What you should do:
Report the count of lines holding "this" in the records, with no other words.

(A block of data)
⁂

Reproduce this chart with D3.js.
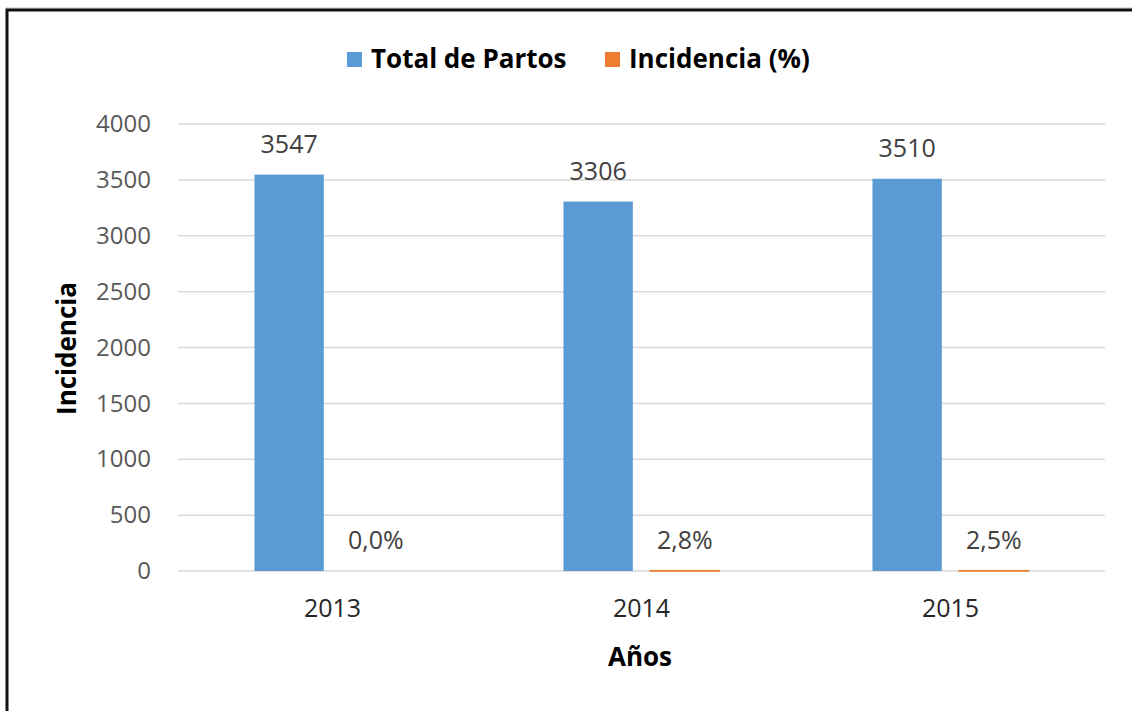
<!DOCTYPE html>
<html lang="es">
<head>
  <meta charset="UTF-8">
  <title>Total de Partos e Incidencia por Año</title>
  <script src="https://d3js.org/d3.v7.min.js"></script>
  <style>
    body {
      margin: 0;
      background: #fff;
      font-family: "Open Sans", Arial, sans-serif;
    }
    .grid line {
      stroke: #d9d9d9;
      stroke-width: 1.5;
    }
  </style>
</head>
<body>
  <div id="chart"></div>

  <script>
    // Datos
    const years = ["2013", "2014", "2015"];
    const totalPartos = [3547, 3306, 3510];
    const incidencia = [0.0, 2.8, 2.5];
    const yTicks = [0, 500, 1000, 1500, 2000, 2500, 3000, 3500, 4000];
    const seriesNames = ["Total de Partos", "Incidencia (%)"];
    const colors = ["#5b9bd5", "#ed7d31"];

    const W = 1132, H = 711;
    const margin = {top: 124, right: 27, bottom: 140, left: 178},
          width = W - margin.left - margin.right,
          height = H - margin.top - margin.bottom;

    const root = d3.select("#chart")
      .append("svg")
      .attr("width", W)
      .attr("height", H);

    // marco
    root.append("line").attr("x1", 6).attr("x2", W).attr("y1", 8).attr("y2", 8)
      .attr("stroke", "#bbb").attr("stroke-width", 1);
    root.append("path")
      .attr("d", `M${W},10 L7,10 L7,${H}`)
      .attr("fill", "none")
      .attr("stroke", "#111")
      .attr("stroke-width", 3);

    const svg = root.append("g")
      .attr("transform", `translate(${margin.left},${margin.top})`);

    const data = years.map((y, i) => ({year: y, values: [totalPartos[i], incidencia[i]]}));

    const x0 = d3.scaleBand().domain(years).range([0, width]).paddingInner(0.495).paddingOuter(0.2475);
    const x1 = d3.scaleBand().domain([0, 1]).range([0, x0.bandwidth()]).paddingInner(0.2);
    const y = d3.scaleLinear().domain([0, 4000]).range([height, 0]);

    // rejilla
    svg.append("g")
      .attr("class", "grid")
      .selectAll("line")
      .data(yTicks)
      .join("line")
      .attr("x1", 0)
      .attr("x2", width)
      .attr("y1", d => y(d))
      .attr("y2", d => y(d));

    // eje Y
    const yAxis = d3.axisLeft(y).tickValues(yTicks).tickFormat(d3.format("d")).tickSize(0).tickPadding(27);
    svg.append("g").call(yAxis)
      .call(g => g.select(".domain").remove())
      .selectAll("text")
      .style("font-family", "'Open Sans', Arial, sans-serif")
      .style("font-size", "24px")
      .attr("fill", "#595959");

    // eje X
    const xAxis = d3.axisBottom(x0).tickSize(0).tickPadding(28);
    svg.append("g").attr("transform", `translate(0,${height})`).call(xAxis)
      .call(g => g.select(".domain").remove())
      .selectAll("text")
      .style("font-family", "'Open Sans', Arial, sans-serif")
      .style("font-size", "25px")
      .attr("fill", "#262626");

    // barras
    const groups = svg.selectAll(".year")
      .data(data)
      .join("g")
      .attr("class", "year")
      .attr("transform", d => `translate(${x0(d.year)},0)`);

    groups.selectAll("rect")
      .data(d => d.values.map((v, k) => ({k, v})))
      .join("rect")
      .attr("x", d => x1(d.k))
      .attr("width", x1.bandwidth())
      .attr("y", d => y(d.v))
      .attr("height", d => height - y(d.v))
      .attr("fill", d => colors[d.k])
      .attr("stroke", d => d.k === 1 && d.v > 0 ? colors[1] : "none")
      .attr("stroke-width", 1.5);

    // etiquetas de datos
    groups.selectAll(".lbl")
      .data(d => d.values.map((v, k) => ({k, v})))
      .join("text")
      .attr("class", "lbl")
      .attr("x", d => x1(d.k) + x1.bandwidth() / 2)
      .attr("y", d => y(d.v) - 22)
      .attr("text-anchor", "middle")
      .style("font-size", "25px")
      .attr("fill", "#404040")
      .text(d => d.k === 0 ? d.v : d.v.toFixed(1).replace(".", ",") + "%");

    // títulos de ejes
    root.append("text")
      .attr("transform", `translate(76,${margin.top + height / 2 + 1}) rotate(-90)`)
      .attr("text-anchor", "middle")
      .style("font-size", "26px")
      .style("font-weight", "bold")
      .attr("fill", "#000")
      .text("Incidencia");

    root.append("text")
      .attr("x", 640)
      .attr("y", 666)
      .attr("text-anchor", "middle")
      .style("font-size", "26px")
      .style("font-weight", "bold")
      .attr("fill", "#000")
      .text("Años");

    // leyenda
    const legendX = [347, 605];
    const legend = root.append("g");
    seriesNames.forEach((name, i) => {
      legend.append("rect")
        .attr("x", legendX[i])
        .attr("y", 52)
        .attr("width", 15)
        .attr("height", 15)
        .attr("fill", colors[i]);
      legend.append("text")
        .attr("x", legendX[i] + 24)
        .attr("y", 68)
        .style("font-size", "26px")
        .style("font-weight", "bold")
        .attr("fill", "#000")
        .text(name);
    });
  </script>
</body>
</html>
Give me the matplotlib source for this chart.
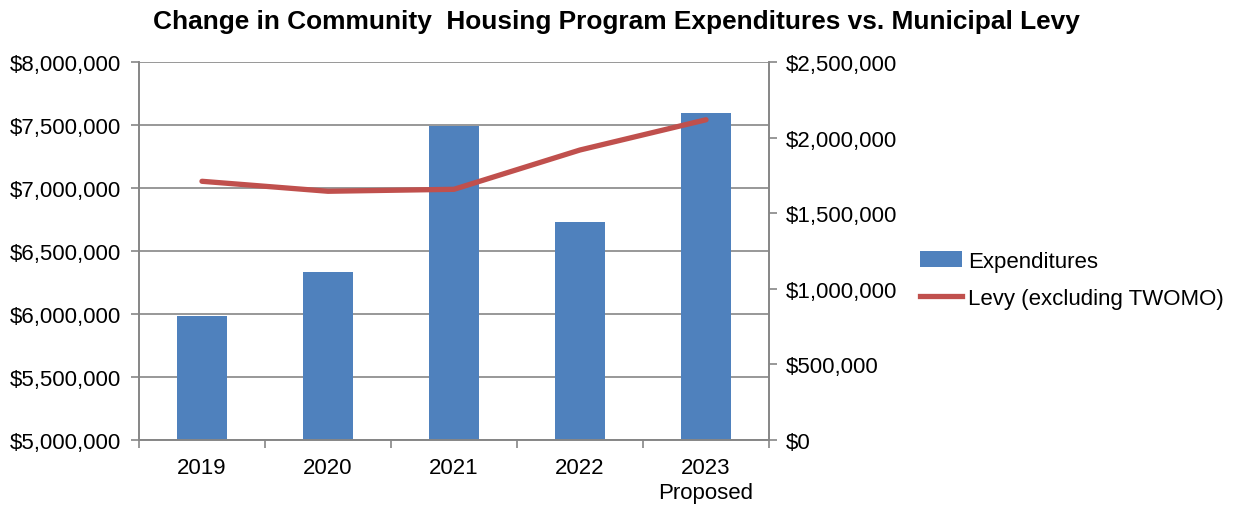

⁂

Full output:
2